Mike Zintz of Madison shot this buck in Iowa County from a climbing tree stand and used a cart to get the buck down to his truck.

BARNEVELD — Mike Zintz, a 72-year-old man from Madison, hunts deer almost exclusively with archery equipment, including a climber tree stand.

Usually he’s alone, but someone knows where he is, and he totes his phone with him, too.

During the recent deer rut, Mike had used his trusty climbing stand to get perched and ready for an exciting morning viewing deer and other wildlife. Two young deer came by and then a large-bodied, eight-point buck. He drew on the buck, downed it, and it tumbled through some prickly ash shrubs, 25 yards into a ravine.

Zintz appears in good health; he spends two to three days a week at a gym and he watches his diet, including avoiding ground venison because of the fat content that would be added. His extended family, including his grandchildren, love venison, eating up to two deer a year.

Safety is a primary concern of Mike. “I worked 26 years at the physical plant at UW-Madison. About 50 percent of the time I was using ropes and a few other safety devices to wash high windows,” he said.

Those who do work he did sometimes fall but most often using an extension ladder or a step ladder, according to his experience. He was warned of possible heart problems when he had a heart attack in 2003, but first attack did very little damage to the organ, which was repaired with six bypasses.

Now, with diet and exercise, including dragging his own deer to his always-ready deer cart, he manages and uses common sense.

About three hours after shooting a buck, he had it down the hill by his pickup ready to have a hand loading it before heading home to begin the process of cutting, wrapping and freezing the venison.

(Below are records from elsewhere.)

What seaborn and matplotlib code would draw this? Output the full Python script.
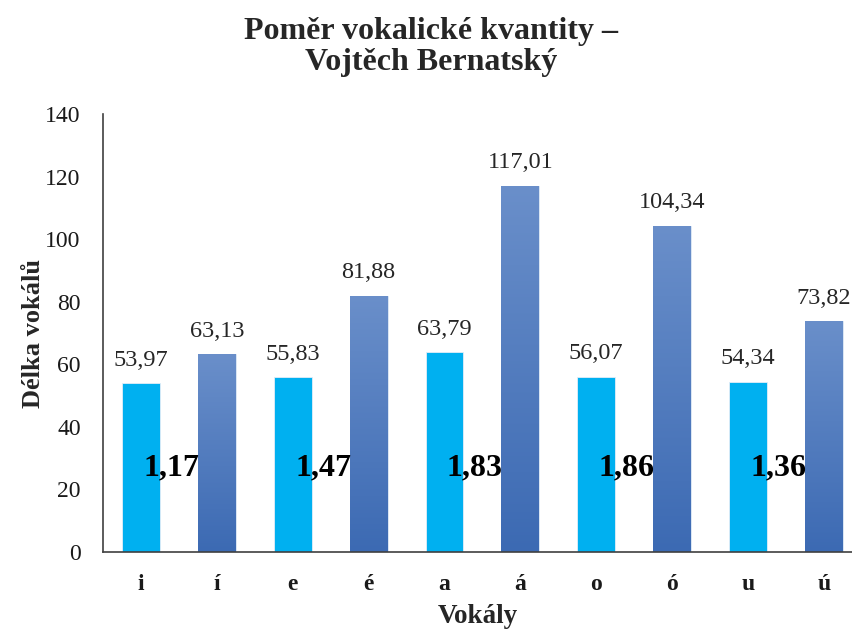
import numpy as np
import pandas as pd
import seaborn as sns
import matplotlib
matplotlib.use('Agg')
import matplotlib.pyplot as plt
from matplotlib.colors import LinearSegmentedColormap

# data
vokaly = ['i', 'í', 'e', 'é', 'a', 'á', 'o', 'ó', 'u', 'ú']
delka = [53.97, 63.13, 55.83, 81.88, 63.79, 117.01, 56.07, 104.34, 54.34, 73.82]
pomer = ['1,17', '1,47', '1,83', '1,86', '1,36']

df = pd.DataFrame({'Vokál': vokaly, 'Délka': delka})

sns.set_style('white')
plt.rcParams['font.family'] = ['Liberation Serif', 'DejaVu Serif']

fig = plt.figure(figsize=(8.52, 6.32), dpi=100)
ax = fig.add_axes([103 / 852, 80 / 632, 1 - 103 / 852, 438 / 632])

# short vowels cyan, long vowels blue (gradient added below)
barvy = ['#00B0F0' if i % 2 == 0 else '#4F7DC0' for i in range(len(vokaly))]
sns.barplot(data=df, x='Vokál', y='Délka', hue='Vokál', palette=barvy,
            legend=False, width=0.5, ax=ax, saturation=1)

# gradient fill for long vowel bars
cmap = LinearSegmentedColormap.from_list('grad', ['#3C6AB3', '#6A8FCA'])
grad = np.linspace(1, 0, 256).reshape(-1, 1)
for i, bar in enumerate(ax.patches):
    bar.set_edgecolor('#e3edf8')
    bar.set_linewidth(0.6)
    if i % 2 == 1:
        x0 = bar.get_x()
        w = bar.get_width()
        h = bar.get_height()
        img = ax.imshow(grad, extent=[x0, x0 + w, 0, h], cmap=cmap,
                        aspect='auto', zorder=bar.get_zorder() + 0.1,
                        interpolation='bicubic')
        img.set_clip_path(bar)

# value labels above bars
for i, bar in enumerate(ax.patches):
    ax.annotate(f'{delka[i]:.2f}'.replace('.', ','),
                (bar.get_x() + bar.get_width() / 2, bar.get_height()),
                xytext=(0, 9), textcoords='offset points',
                ha='center', va='bottom', fontsize=17.5, color='#262626')

# ratio labels between the pairs
for k, p in enumerate(pomer):
    ax.text(2 * k + 0.5 - 0.1, 27, p, ha='center', va='center',
            fontsize=23, fontweight='bold', color='black', zorder=10)

ax.set_xlim(-0.5, 9.37)
ax.set_ylim(0, 140)
ax.set_yticks(range(0, 141, 20))
ax.tick_params(axis='both', length=0, labelsize=17, labelcolor='#1a1a1a')
ax.tick_params(axis='y', pad=16)
ax.tick_params(axis='x', pad=16)
for lab in ax.get_xticklabels():
    lab.set_fontweight('bold')

ax.set_xlabel('Vokály', fontsize=19.5, fontweight='bold', labelpad=6)
ax.set_ylabel('Délka vokálů', fontsize=19, fontweight='bold', labelpad=0)

for s in ['top', 'right']:
    ax.spines[s].set_visible(False)
for s in ['left', 'bottom']:
    ax.spines[s].set_color('#404040')
    ax.spines[s].set_linewidth(1.2)

fig.text(0.5 + 5 / 852, 1 - 47 / 632, 'Poměr vokalické kvantity –\nVojtěch Bernatský',
         ha='center', va='center', fontsize=23, fontweight='bold',
         linespacing=1.1)

fig.savefig('out.png', dpi=100)
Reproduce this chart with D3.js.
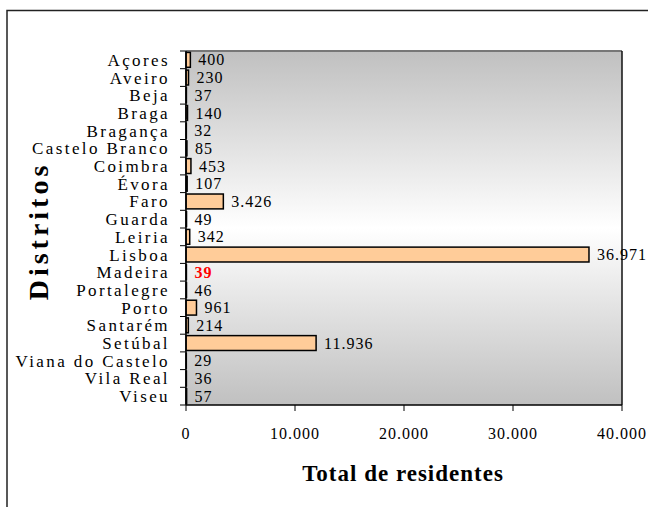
<!DOCTYPE html>
<html><head><meta charset="utf-8">
<script src="https://cdn.jsdelivr.net/npm/d3@7"></script>
<style>body{margin:0;background:#fff}svg{display:block}</style>
</head><body>
<svg id="c" width="648" height="507" font-family="'Liberation Serif', 'Times New Roman', serif"></svg>
<script>
const categories = ["Açores","Aveiro","Beja","Braga","Bragança","Castelo Branco","Coimbra","Évora","Faro","Guarda","Leiria","Lisboa","Madeira","Portalegre","Porto","Santarém","Setúbal","Viana do Castelo","Vila Real","Viseu"];
const values = [400,230,37,140,32,85,453,107,3426,49,342,36971,39,46,961,214,11936,29,36,57];
const xTicks = [0,10000,20000,30000,40000];
const highlight = "Madeira";

const svg = d3.select("#c");
const m = {l:186, t:51, r:622, b:405};
const fmt = v => d3.format(",")(v).replace(/,/g,".");

const x = d3.scaleLinear().domain([0,40000]).range([m.l, m.r]);
const y = d3.scaleBand().domain(categories).range([m.t, m.b]).paddingInner(0.16).paddingOuter(0.08);

// outer frame
svg.append("rect").attr("x",7).attr("y",10.5).attr("width",700).attr("height",600)
  .attr("fill","none").attr("stroke","#222").attr("stroke-width",1.5);

const defs = svg.append("defs");
const g = defs.append("linearGradient").attr("id","bg").attr("x1",0).attr("y1",0).attr("x2",0).attr("y2",1);
g.append("stop").attr("offset",0).attr("stop-color","#c0c0c0");
g.append("stop").attr("offset",0.5).attr("stop-color","#ffffff");
g.append("stop").attr("offset",1).attr("stop-color","#c0c0c0");

svg.append("rect").attr("x",m.l).attr("y",m.t).attr("width",m.r-m.l).attr("height",m.b-m.t).attr("fill","url(#bg)");
svg.append("line").attr("x1",m.l).attr("x2",m.r).attr("y1",m.t).attr("y2",m.t).attr("stroke","#777").attr("stroke-width",2);
svg.append("line").attr("x1",m.r).attr("x2",m.r).attr("y1",m.t).attr("y2",m.b).attr("stroke","#111").attr("stroke-width",1.5);

// bars
svg.selectAll("rect.bar").data(categories).enter().append("rect").attr("class","bar")
  .attr("x",x(0)).attr("y",d=>y(d)).attr("width",(d,i)=>x(values[i])-x(0)).attr("height",y.bandwidth())
  .attr("fill","#ffcc99").attr("stroke","#000").attr("stroke-width",1.5);

// value labels
svg.selectAll("text.val").data(categories).enter().append("text").attr("class","val")
  .attr("x",(d,i)=>x(values[i])+8).attr("y",d=>y(d)+y.bandwidth()/2).attr("dy","0.35em")
  .attr("font-size",16).attr("letter-spacing",1)
  .attr("font-weight",d=>d===highlight?"bold":"normal")
  .attr("fill",d=>d===highlight?"#ff0000":"#000")
  .text((d,i)=>fmt(values[i]));

// y axis
svg.append("line").attr("x1",m.l).attr("x2",m.l).attr("y1",m.t).attr("y2",m.b).attr("stroke","#000").attr("stroke-width",1.5);
const bounds = d3.range(categories.length+1).map(i=>m.t+i*(m.b-m.t)/categories.length);
svg.selectAll("line.yt").data(bounds).enter().append("line").attr("class","yt")
  .attr("x1",m.l-6).attr("x2",m.l).attr("y1",d=>d).attr("y2",d=>d).attr("stroke","#000");
svg.selectAll("text.cat").data(categories).enter().append("text").attr("class","cat")
  .attr("x",170).attr("y",d=>y(d)+y.bandwidth()/2).attr("dy","0.35em").attr("text-anchor","end")
  .attr("font-size",17).attr("letter-spacing",2.4).text(d=>d);

// x axis
svg.append("line").attr("x1",m.l).attr("x2",m.r).attr("y1",m.b).attr("y2",m.b).attr("stroke","#000").attr("stroke-width",1.5);
svg.selectAll("line.xt").data(xTicks).enter().append("line").attr("class","xt")
  .attr("x1",d=>x(d)).attr("x2",d=>x(d)).attr("y1",m.b).attr("y2",m.b+6).attr("stroke","#000");
svg.selectAll("text.xl").data(xTicks).enter().append("text").attr("class","xl")
  .attr("x",d=>x(d)).attr("y",433).attr("dy","0.35em").attr("text-anchor","middle")
  .attr("font-size",16).attr("letter-spacing",1).text(d=>fmt(d));

svg.append("text").attr("x",403).attr("y",473).attr("dy","0.35em").attr("text-anchor","middle")
  .attr("font-size",23).attr("font-weight","bold").attr("letter-spacing",1).text("Total de residentes");
svg.append("text").attr("transform","translate(38,231) rotate(-90)").attr("dy","0.35em").attr("text-anchor","middle")
  .attr("font-size",28).attr("font-weight","bold").attr("letter-spacing",4).text("Distritos");
</script>
</body></html>
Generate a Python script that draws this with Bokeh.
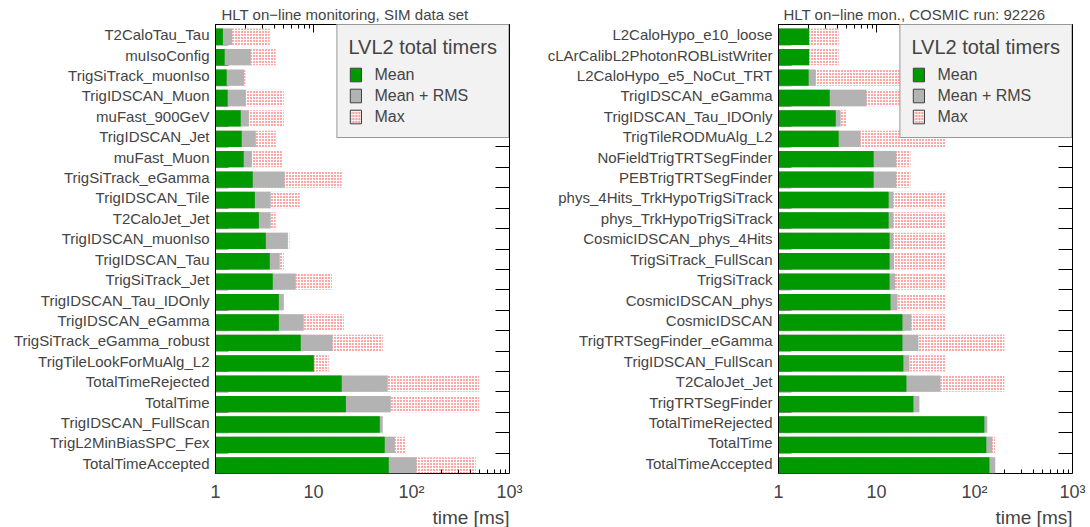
from bokeh.plotting import figure
from bokeh.models import (Range1d, FixedTicker, LinearAxis, LogAxis, Legend, LegendItem,
                          ColumnDataSource, CustomJSTickFormatter, Title)
from bokeh.layouts import row
from bokeh.embed import file_html
from bokeh.resources import INLINE

# ---------------- data (top row first) ----------------
sim_names = ["T2CaloTau_Tau", "muIsoConfig", "TrigSiTrack_muonIso", "TrigIDSCAN_Muon",
             "muFast_900GeV", "TrigIDSCAN_Jet", "muFast_Muon", "TrigSiTrack_eGamma",
             "TrigIDSCAN_Tile", "T2CaloJet_Jet", "TrigIDSCAN_muonIso", "TrigIDSCAN_Tau",
             "TrigSiTrack_Jet", "TrigIDSCAN_Tau_IDOnly", "TrigIDSCAN_eGamma",
             "TrigSiTrack_eGamma_robust", "TrigTileLookForMuAlg_L2", "TotalTimeRejected",
             "TotalTime", "TrigIDSCAN_FullScan", "TrigL2MinBiasSPC_Fex", "TotalTimeAccepted"]
sim_mean = [1.19, 1.24, 1.30, 1.33, 1.81, 1.85, 1.94, 2.40, 2.52, 2.77, 3.26, 3.58,
            3.84, 4.43, 4.43, 7.41, 10.07, 19.4, 21.4, 47.5, 53.3, 58.6]
sim_mean_rms = [1.48, 2.29, 1.96, 2.04, 2.19, 2.58, 2.35, 5.09, 3.66, 3.66, 5.47, 4.53,
                6.59, 4.98, 7.96, 15.7, 10.2, 57.3, 61.5, 50.9, 67.6, 113.0]
sim_max = [3.58, 4.12, 2.02, 4.98, 4.98, 4.12, 4.86, 19.4, 7.25, 4.12, 5.69, 4.98,
           15.4, 4.9, 20.4, 50.9, 14.3, 490.0, 490.0, 48.0, 87.5, 453.0]

cos_names = ["L2CaloHypo_e10_loose", "cLArCalibL2PhotonROBListWriter", "L2CaloHypo_e5_NoCut_TRT",
             "TrigIDSCAN_eGamma", "TrigIDSCAN_Tau_IDOnly", "TrigTileRODMuAlg_L2",
             "NoFieldTrigTRTSegFinder", "PEBTrigTRTSegFinder", "phys_4Hits_TrkHypoTrigSiTrack",
             "phys_TrkHypoTrigSiTrack", "CosmicIDSCAN_phys_4Hits", "TrigSiTrack_FullScan",
             "TrigSiTrack", "CosmicIDSCAN_phys", "CosmicIDSCAN", "TrigTRTSegFinder_eGamma",
             "TrigIDSCAN_FullScan", "T2CaloJet_Jet", "TrigTRTSegFinder", "TotalTimeRejected",
             "TotalTime", "TotalTimeAccepted"]
cos_mean = [2.05, 2.05, 2.03, 3.33, 3.84, 4.11, 9.35, 9.35, 13.3, 13.3, 13.6, 13.6,
            13.6, 13.9, 18.4, 18.4, 18.8, 20.2, 23.8, 126.0, 132.0, 142.0]
cos_mean_rms = [2.06, 2.06, 2.40, 7.93, 4.31, 6.88, 16.0, 16.0, 14.9, 14.9, 14.9, 15.1,
                15.5, 16.4, 22.7, 26.8, 21.7, 44.9, 27.4, 135.0, 152.0, 163.0]
cos_max = [4.11, 4.11, 200.0, 50.0, 4.96, 50.6, 22.2, 22.2, 50.6, 50.6, 50.6, 50.6,
           50.6, 50.6, 50.6, 202.0, 50.6, 202.0, 26.0, 130.0, 162.0, 160.0]

x_major = [1, 10, 100, 1000]
x_labels = ["1", "10", "10\u00b2", "10\u00b3"]

FONT = "Liberation Sans"
GREEN = "#009900"
GRAY = "#b3b3b3"
RED = "#ff2020"
EDGE = "#404040"


def blank_axis_style(ax):
    ax.formatter = CustomJSTickFormatter(code="return ''")
    ax.major_label_text_font_size = "1px"
    ax.major_label_standoff = 0
    ax.axis_line_color = None


def panel(names, mean, mrms, mx, title, width, bl, br, title_offset):
    n = len(names)
    pos = [n - 1 - i for i in range(n)]
    src = ColumnDataSource(dict(y=[v + 0.4 for v in pos], mean=mean, mrms=mrms, mx=mx,
                                left=[1.0] * n))
    p = figure(width=width, height=527, x_axis_type="log", x_range=Range1d(1, 1000),
               y_range=Range1d(0, n), output_backend="svg", toolbar_location=None,
               min_border_left=bl, min_border_right=br, min_border_top=24, min_border_bottom=53)
    p.grid.visible = False
    p.outline_line_color = "black"
    p.outline_line_width = 1
    p.background_fill_color = "white"
    p.border_fill_color = "white"

    # title
    p.title.text = title
    p.title.text_font = FONT
    p.title.text_font_size = "15px"
    p.title.text_font_style = "normal"
    p.title.align = "left"
    p.title.offset = title_offset
    p.title.standoff = 3

    # x ticks: tick-only axis drawn under the bars
    minors = [m * 10 ** k for k in range(3) for m in range(2, 10)]
    xt = FixedTicker(ticks=x_major, minor_ticks=minors)
    xa = p.xaxis[0]
    xa.ticker = xt
    xa.major_tick_in = 8
    xa.major_tick_out = 0
    xa.minor_tick_in = 4
    xa.minor_tick_out = 0
    blank_axis_style(xa)
    xa.level = "underlay"

    # x labels: separate axis without ticks
    xl = LogAxis(ticker=FixedTicker(ticks=x_major, minor_ticks=[]),
                 major_label_overrides={t: s for t, s in zip(x_major, x_labels)},
                 major_label_text_font=FONT, major_label_text_font_size="18px",
                 major_label_standoff=8, major_tick_line_color=None,
                 minor_tick_line_color=None, major_tick_out=0, major_tick_in=0,
                 axis_line_color=None)
    p.add_layout(xl, "below")
    p.add_layout(Title(text="time [ms]", align="right", text_font=FONT,
                       text_font_size="19px", text_font_style="normal", standoff=0,
                       offset=0), "below")

    top = LogAxis(ticker=xt, major_tick_in=8, major_tick_out=0, minor_tick_in=4,
                  minor_tick_out=0)
    blank_axis_style(top)
    p.add_layout(top, "above")

    # left labels
    ya = p.yaxis[0]
    centers = [v + 0.5 for v in pos]
    ya.ticker = FixedTicker(ticks=centers, minor_ticks=[])
    ya.major_label_overrides = {c: nm for c, nm in zip(centers, names)}
    ya.major_label_text_font = FONT
    ya.major_label_text_font_size = "15px"
    ya.major_label_standoff = 6
    ya.major_tick_out = 0
    ya.major_tick_in = 0
    ya.major_tick_line_color = None
    ya.minor_tick_line_color = None
    ya.axis_line_color = "black"

    right = LinearAxis(ticker=FixedTicker(ticks=list(range(1, n)), minor_ticks=[]),
                       major_tick_in=14, major_tick_out=0)
    blank_axis_style(right)
    p.add_layout(right, "right")

    # short row-boundary ticks on the left (under the bars)
    p.segment(x0=[1.0] * (n - 1), x1=[10 ** (13 / 98)] * (n - 1),
              y0=list(range(1, n)), y1=list(range(1, n)), line_color="#606060", line_width=1)

    # bars
    p.hbar(y="y", left="left", right="mx", height=0.8, source=src, fill_color=None,
           line_color=None, hatch_pattern="dot", hatch_color=RED, hatch_scale=3,
           hatch_weight=1)
    p.hbar(y="y", left="left", right="mrms", height=0.8, source=src, fill_color=GRAY,
           line_color=None)
    p.hbar(y="y", left="left", right="mean", height=0.8, source=src, fill_color=GREEN,
           line_color=None)

    # legend glyphs (zero-size bars, drawn only in the legend)
    lsrc = ColumnDataSource(dict(y=[0.0], left=[1.0], right=[1.0]))
    g1 = p.hbar(y="y", left="left", right="right", height=0.0, source=lsrc,
                fill_color=GREEN, line_color=EDGE)
    g2 = p.hbar(y="y", left="left", right="right", height=0.0, source=lsrc,
                fill_color=GRAY, line_color=EDGE)
    g3 = p.hbar(y="y", left="left", right="right", height=0.0, source=lsrc,
                fill_color=None, line_color=EDGE,
                hatch_pattern="dot", hatch_color=RED, hatch_scale=3, hatch_weight=1)
    leg = Legend(items=[LegendItem(label="Mean", renderers=[g1]),
                        LegendItem(label="Mean + RMS", renderers=[g2]),
                        LegendItem(label="Max", renderers=[g3])],
                 location="top_right", margin=0, padding=11, spacing=2,
                 glyph_width=14, glyph_height=17, label_standoff=12, label_height=19,
                 title="LVL2 total timers", title_text_font=FONT, title_text_font_size="20px",
                 title_text_font_style="normal", title_standoff=6,
                 label_text_font=FONT, label_text_font_size="16px",
                 border_line_color=EDGE, border_line_width=1,
                 background_fill_color="#f2f2f2", background_fill_alpha=1)
    p.add_layout(leg)
    return p


p1 = panel(sim_names, sim_mean, sim_mean_rms, sim_max,
           "HLT on\u2212line monitoring, SIM data set", 537, 215, 28, 6)
p2 = panel(cos_names, cos_mean, cos_mean_rms, cos_max,
           "HLT on\u2212line mon., COSMIC run: 92226", 553, 241, 18, 5)

layout = row(p1, p2)
open("out.html", "w").write(file_html(layout, INLINE))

“I’ll wait for the CWD test to come back in eight to 10 days before eating any of it,” he said. “If it tests positive for the prions, I’ll toss it in the landfill. In the meantime try to get another deer here in Iowa County or Richland County, but with a bow. I haven’t gun hunted in a long time.”

Mike began bow hunting in 1972 after beginning deer hunting when he was 13. “A relative got me started; my father didn’t deer hunt,” he said.

In addition to CWD, Zintz has one other fear about deer hunting: Lyme disease. “During mild weather like this the first two things I do when I get home is put my clothes in the washer and take a shower.

Ticks don’t prevent Mike from hunting morels, however, or fishing bluegills from the Madison lakes. He uses the same precautions he does when bow hunting.

The deer’s rack Zintz mounts on a plaque himself.

While much of the camaraderie is gone from Mike’s former hunting days, he does appreciate the solitude of archery hunting and generally forgoes hunting with his bow during the gun season, too.

(Archers can fill their gun harvest authorization, formerly called a carcass tag, using a bow or crossbow.)

“My family loves the venison; most of it we cube and put in a wok with some light oil and eat it that way. If it were just me, 72, I might eat the meat without a CWD test, but you never know and I’m sure not going to feed it to my grandkids until it’s tested,” he said. “You never know.”